My first actual recipe post on my new website. That’s sort of exciting, for me anyways.

I know there are things that still need to be tweaked here and there, like the ‘print recipe’ feature isn’t working. So thanks for your patience as I figure some of this out. All the comments I’ve received have been so positive, encouraging and supportive. You guys are the best!

Alright, onto this ricotta that I’ve been tweeting about for weeks!

A lot of people only know ricotta for being the ‘weird’ cheese in between layers of sauce and noodle in lasagna. Yes, it is that ‘weird’ cheese. That’s my husband’s technical term for it. This weird cheese is the EASIEST cheese, ever, to make at home!!!!!

I always end up with gobs of heavy cream in my fridge. I think it’s my subconscious’s way of forcing me to try new recipes. And well, it’s working. Subconscious, keep insisting on me buying the honkin jub of heavy cream, good things come from it! Which is how I came about making ricotta. I did a quick google search on how to make ricotta and I came across a recipe from Smitten Kitchen. Her recipes have always produced good results in the past, so I went for it. Yep, once again, I struck gold. Curdled, creamy, cheesy gold! It was really delicious still warm right after it drained, but then once it chilled in the fridge, WOW. It was almost like a mascarpone; very thick and rich. The lemon flavor was very prominent and added an amazing tang that complimented the creaminess of the cheese. I immediately envisioned using it for a cheesecake…

And then I ate my first batch of ricotta in 1 day, so much for that cheesecake idea.

Unadulterated ricotta spread on a cracker. Simplicity at it's finest.

Then I remember what was in it (lots of heavy cream) and I made a little commitment to myself to not do that again.

And then I did it again.

Instagram shot of ricotta and honey. This might be one of the best 'toast toppers' EVER!

Once again, I ate the entire batch, in 1 day. But this time I changed the ricotta recipe a bit. I wanted to make it lower fat and I wanted the recipe to yield a higher amount of actual ricotta. To do this I lowered the milk fat and used more milk. Simple enough. But I was worried it wouldn’t turn out. It’s a logical enough worry, sometimes when you lower the fat they turn out terrible. But not this batch of ricotta, nope, it turned out wonderful, AGAIN! It’s not as rich as the first batch, it’s a little more ‘loose’ and you can taste more of the curdles, like a ricotta you buy from the store. It has less of a lemon flavor, but you can still taste the lemon (which is seriously good, don’t omit the lemon!!!)

Did you know ricotta was originally made from the whey that’s drained from cheese? It must be true, wikipedia said so.
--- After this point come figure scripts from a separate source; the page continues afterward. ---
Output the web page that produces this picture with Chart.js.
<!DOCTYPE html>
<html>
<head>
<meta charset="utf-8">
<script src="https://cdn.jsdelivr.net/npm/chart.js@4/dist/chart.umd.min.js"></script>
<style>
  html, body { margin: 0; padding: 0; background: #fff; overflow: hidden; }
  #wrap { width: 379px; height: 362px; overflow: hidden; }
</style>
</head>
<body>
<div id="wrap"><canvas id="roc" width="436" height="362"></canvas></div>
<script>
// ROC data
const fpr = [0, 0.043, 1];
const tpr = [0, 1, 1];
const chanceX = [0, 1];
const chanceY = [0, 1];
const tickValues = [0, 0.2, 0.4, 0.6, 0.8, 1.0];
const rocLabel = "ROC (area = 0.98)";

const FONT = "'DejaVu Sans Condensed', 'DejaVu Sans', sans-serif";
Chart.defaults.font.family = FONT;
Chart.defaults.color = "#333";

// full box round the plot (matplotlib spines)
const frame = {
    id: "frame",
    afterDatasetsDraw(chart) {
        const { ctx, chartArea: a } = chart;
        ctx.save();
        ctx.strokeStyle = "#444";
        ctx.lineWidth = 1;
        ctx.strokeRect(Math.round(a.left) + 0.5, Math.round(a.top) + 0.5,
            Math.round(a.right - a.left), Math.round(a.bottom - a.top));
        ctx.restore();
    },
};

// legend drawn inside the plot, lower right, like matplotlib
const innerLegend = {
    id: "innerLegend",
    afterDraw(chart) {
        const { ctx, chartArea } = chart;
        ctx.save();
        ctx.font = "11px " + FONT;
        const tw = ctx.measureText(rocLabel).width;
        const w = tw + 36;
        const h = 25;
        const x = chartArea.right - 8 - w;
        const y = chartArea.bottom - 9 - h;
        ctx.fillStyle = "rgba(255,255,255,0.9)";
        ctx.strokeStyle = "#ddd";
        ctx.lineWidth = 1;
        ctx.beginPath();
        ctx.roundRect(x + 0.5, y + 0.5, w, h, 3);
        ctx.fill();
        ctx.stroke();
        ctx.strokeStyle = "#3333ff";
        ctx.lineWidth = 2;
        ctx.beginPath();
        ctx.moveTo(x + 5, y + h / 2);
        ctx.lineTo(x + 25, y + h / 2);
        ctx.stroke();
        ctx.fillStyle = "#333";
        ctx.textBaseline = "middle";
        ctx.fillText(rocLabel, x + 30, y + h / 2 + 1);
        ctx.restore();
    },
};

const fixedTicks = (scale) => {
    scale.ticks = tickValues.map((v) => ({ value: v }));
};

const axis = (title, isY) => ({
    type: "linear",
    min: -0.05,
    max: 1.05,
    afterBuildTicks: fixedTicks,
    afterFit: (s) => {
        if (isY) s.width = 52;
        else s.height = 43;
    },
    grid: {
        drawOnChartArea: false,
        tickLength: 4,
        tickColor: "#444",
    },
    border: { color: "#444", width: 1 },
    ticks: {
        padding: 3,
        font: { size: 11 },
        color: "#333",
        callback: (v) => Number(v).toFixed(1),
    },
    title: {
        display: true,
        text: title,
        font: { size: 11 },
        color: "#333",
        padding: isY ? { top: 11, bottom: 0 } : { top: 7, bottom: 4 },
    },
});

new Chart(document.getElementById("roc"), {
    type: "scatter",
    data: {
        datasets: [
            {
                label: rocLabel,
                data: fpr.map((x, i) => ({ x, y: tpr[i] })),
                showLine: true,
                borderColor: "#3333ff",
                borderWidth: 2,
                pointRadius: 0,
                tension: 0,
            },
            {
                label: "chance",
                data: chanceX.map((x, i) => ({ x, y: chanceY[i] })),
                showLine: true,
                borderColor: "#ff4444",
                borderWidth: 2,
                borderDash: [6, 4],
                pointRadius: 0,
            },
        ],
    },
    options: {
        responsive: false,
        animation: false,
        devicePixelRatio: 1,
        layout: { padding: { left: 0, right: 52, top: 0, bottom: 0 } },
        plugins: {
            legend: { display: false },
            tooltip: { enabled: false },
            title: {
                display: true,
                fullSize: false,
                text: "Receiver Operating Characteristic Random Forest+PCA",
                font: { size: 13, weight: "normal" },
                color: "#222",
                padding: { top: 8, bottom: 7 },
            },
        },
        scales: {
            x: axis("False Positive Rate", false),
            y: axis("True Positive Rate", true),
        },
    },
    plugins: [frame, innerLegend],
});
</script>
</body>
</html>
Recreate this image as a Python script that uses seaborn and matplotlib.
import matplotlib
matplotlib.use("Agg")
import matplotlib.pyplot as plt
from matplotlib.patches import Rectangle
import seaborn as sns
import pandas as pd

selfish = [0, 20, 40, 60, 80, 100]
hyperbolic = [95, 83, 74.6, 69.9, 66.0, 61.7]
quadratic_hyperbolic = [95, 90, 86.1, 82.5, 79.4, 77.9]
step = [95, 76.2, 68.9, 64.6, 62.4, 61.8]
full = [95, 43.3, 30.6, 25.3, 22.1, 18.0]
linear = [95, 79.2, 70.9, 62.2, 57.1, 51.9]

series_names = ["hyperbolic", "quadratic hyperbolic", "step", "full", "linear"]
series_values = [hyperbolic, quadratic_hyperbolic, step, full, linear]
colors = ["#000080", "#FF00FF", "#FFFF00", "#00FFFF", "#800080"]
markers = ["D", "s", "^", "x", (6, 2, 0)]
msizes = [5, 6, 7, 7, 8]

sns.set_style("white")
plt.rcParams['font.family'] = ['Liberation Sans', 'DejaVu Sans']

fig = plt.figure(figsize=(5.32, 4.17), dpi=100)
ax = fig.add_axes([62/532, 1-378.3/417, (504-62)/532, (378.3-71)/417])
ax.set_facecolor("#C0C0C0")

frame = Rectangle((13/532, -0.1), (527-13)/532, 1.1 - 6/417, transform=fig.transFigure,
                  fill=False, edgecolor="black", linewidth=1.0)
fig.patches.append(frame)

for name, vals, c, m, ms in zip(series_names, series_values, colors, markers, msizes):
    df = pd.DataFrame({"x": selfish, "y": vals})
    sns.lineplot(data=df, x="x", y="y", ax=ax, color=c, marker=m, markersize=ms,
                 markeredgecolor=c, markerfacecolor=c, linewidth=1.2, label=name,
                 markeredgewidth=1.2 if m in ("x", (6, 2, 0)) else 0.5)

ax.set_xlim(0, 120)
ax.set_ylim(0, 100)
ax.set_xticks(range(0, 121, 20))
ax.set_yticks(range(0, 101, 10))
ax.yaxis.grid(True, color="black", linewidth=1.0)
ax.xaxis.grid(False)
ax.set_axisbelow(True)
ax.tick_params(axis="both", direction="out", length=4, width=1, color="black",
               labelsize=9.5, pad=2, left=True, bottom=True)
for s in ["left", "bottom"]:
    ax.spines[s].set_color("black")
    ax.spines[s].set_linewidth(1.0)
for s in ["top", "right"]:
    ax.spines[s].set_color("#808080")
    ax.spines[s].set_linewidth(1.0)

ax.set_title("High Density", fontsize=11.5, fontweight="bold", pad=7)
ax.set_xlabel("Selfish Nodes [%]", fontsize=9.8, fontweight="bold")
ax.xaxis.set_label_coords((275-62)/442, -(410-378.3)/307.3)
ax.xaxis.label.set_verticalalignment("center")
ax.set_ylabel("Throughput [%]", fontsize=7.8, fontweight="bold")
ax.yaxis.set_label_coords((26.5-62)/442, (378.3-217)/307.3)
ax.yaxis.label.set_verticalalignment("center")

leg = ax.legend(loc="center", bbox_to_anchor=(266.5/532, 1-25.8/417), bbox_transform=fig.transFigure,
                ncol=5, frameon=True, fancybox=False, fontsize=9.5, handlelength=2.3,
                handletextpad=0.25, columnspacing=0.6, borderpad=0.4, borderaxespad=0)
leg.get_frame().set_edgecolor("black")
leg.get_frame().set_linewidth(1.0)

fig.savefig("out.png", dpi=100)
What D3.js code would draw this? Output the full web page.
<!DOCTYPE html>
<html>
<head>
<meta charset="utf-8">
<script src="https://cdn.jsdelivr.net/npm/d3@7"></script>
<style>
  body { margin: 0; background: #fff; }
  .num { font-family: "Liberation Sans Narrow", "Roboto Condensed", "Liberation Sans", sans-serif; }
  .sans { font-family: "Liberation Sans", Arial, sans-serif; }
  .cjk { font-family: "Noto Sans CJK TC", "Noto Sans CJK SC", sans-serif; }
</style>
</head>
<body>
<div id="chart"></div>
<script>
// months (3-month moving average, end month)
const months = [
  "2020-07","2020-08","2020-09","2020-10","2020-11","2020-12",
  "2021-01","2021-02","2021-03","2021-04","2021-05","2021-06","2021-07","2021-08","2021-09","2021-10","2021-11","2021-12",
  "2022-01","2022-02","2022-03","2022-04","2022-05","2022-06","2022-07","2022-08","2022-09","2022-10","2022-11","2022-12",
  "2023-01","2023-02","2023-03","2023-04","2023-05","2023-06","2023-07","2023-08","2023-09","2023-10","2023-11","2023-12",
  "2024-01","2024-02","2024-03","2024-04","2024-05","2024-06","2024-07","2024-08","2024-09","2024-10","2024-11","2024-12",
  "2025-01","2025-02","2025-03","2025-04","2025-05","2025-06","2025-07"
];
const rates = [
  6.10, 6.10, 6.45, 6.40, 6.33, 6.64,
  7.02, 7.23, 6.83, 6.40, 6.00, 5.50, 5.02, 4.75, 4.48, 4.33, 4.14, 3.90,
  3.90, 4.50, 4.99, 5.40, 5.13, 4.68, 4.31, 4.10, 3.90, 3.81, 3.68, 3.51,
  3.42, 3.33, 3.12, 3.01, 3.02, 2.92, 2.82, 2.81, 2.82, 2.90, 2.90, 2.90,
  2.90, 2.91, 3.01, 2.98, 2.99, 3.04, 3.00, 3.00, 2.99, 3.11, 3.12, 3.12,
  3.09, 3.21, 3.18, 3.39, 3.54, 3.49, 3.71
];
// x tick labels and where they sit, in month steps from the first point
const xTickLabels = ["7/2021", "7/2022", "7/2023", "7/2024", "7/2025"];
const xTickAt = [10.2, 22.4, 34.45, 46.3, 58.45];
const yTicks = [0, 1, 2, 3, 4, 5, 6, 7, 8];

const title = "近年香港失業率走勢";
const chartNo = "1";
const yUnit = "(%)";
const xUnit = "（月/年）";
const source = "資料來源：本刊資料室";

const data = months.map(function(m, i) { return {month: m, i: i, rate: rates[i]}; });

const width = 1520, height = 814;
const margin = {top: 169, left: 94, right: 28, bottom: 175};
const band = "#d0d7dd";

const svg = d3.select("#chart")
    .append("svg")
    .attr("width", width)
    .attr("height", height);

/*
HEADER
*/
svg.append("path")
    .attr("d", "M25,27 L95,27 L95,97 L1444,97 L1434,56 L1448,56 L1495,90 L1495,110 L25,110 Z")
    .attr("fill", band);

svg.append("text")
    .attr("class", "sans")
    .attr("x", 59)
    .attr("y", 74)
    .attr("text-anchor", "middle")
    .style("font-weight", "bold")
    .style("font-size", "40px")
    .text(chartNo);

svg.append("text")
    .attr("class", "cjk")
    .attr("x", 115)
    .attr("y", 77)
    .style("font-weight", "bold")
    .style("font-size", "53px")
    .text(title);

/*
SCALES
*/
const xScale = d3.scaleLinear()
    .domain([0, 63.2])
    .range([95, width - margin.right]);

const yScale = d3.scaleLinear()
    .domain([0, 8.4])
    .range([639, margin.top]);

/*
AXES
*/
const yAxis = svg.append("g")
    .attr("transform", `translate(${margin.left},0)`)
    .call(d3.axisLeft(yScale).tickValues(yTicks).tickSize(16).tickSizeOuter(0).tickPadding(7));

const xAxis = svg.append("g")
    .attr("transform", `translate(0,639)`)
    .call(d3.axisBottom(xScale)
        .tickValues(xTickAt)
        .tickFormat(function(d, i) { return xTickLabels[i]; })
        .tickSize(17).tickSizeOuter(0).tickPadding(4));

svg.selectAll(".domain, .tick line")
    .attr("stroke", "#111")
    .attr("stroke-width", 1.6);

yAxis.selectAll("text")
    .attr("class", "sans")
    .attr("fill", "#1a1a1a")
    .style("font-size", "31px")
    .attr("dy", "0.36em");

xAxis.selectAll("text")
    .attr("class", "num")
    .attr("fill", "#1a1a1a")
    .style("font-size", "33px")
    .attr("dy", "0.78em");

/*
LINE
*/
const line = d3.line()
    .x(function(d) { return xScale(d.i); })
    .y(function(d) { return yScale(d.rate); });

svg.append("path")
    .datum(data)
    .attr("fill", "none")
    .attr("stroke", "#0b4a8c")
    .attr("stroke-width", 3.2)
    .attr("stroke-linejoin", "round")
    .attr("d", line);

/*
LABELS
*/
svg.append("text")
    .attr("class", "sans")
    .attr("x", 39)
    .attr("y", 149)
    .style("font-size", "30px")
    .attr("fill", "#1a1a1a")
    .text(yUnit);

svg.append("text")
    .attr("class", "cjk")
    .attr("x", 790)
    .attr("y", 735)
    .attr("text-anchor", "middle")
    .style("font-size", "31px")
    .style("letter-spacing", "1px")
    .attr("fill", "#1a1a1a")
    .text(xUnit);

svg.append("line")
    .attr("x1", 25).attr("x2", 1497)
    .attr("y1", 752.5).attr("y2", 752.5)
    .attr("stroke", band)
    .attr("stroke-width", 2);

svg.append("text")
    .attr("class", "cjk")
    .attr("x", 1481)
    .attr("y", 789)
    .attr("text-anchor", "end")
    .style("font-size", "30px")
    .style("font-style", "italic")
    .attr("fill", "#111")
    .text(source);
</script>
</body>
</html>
I learned that after I made these 2 batches from milk and was researching what to do with all the leftover whey. Good thing I saved the whey, now I just need to get to using it to make even more ricotta! Waste not, want not!

The recipe below is for the second batch of ricotta I made. The ‘lower fat’ but still very rich and creamy version.

Makes 1 cup of ricotta

4 cups whole milk
1 cup non fat milk
½ tsp salt
3 tbsp lemon juice

Pour the milks and salt into a saucepan. Attach a thermometer to the side (candy or deep-fry thermometer).

Heat the milk until it reaches 190 degrees, stirring occasionally so it doesn’t scorch on the bottom This takes only a 5-10 minutes. Remove from the heat and add the lemon juice, then stir it once or twice (really, only stir it a couple times). Let it sit for 5 minutes.
Do not touch it, just let it sit.

Double layer a cheesecloth and line a colander with it, place the lined colander over a large bowl (to catch the whey). Pour the curds and whey into the colander and let the curds strain for anywhere from 30 minutes – 2 hours. You can also tie the ends of the cheesecloth together and hang it on your sink faucet and strain the whey into a bowl.

Draining the ricotta over the sink (into a bowl) is a pretty easy and clean way to drain it.

The ricotta firm as it cools, so the texture that it is in the cheesecloth isn’t the texture it will be after a few hours of being chilled. Here are approximate times and texture outcomes (after it’s chilled):

30 minutes = loose curdled ricotta (more like cottage cheese).
1 hour = firmer (but still loose) spreadable ricotta (most similar to what you buy in the store).
2 hours =thick, rich, firm (almost like mascarpone or cream cheese).

Scrape the ricotta from the cheesecloth and store it in an airtight container in the fridge.

The brown spots are a stain on the cheesecloth. Don't worry, your ricotta won't produce random brown 'skid marks.'

Save the whey and use it for:
Smoothies. Freeze the whey into ice cubes or use the liquid. Whey is a great source of protein.
Bread. Use the whey as the liquid in a fresh batch of bread.
Oatmeal. Instead of water, add the whey to your morning oatmeal for some added protein.



I got it in my head that I wanted to make a lowfat version of the ricotta, so I started experimenting. I used only 1% milk, but did everything else the same and the ricotta turned out delicious!  Next up, I’ll try using nonfat milk!